The application has certain requirements of its environment, like the version of Python and the general OS type. The application might also require libraries, ideally one libraries that are not portable (M2Crypto being an example). Modern package management works pretty nicely for this stuff, so relying on system packages as a first try I believe is best (I’d offer requirements.txt as a fallback, not as the primary way to handle dependencies).
I think it’s much more reliable if applications primarily rely on bundling their dependencies directly (i.e., using a vendor directory). The tool support for this is a bit spotty, but I believe this package format could clarify the problems and solutions. Here is an example of how you might set up a virtualenv environment for managing vendor libraries (you then do not need virtualenv to use those same libraries), and do so in a way where you can check the results into source control. It’s kind of complicated, but works (well, almost works - bin/ files need fixing up). It’s a start at least.
On the environment side we need a good support library. pywebapp has some of the basic features, though it is quite incomplete. I imagine a library looking something like this:
from apppackage import AppPackage app = AppPackage('/var/apps/app1.2012.02.11') # Maybe a little Debian support directly: subprocess.call(['apt-get', 'install'] + app.config['require']['deb']) # Or fall back of virtualenv/pip app.create_virtualenv('/var/app/venvs/app1.2012.02.11') app.install_pip_requirements() wsgi_app = app.load_object(app.config['wsgi']['app'])
You can imagine building hosting services on this sort of thing, or setting up continuous integration servers (app.run_command(app.config['unit_test'])), and so forth.
If designed properly, I think this format is as usable for local development as it is for deployment. It should be able to run directly from a checkout, with the “development environment” being an environment just like any other.

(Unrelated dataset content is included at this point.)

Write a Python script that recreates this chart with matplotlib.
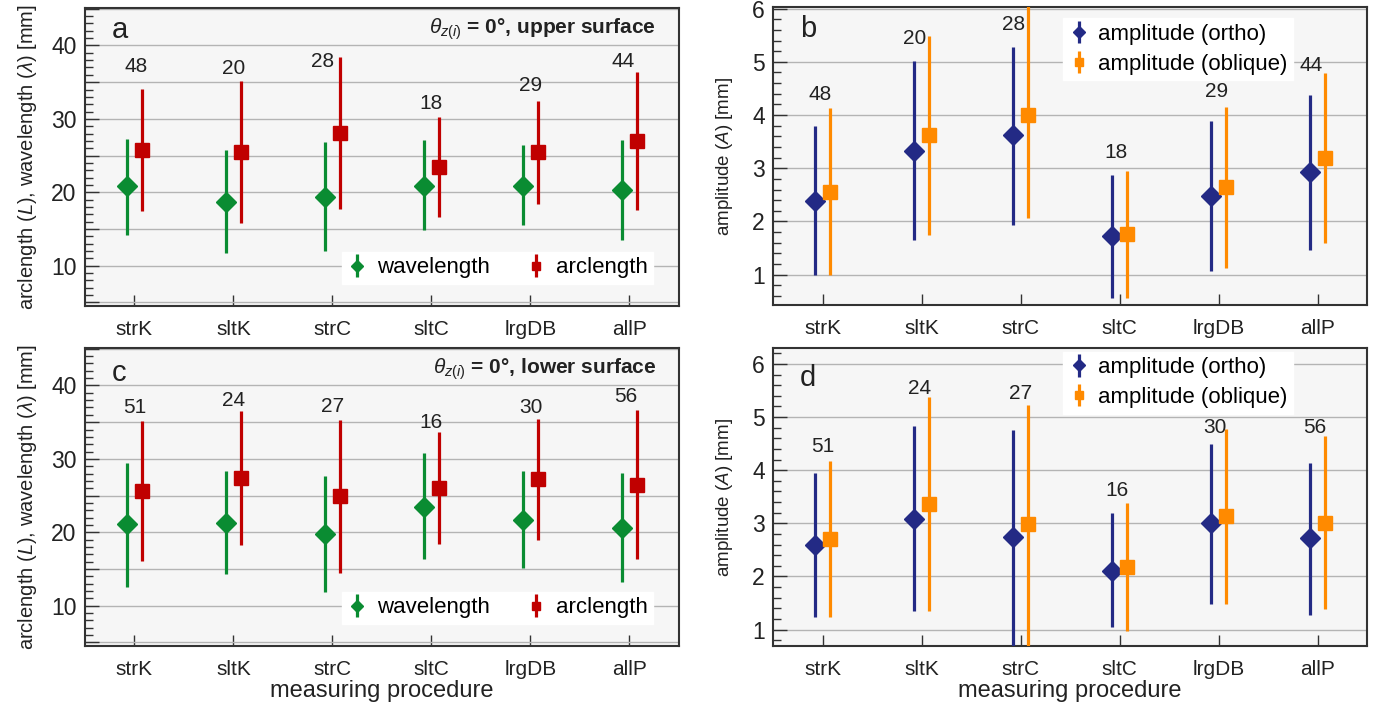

This rules out, or at least makes less exciting, the use of zip files or tarballs as a package format. The only justification I see for using such archives is that they are easy to move around; but we live in the FUTURE and there are many ways to move directories around and we don’t need to cater to silly old fashions. If that means a script that creates a tarball, FTPs it to another computer, and there it is unzipped, then fine - this format should not specify anything about how you actually deliver the files. But let’s not worry about copying WARs.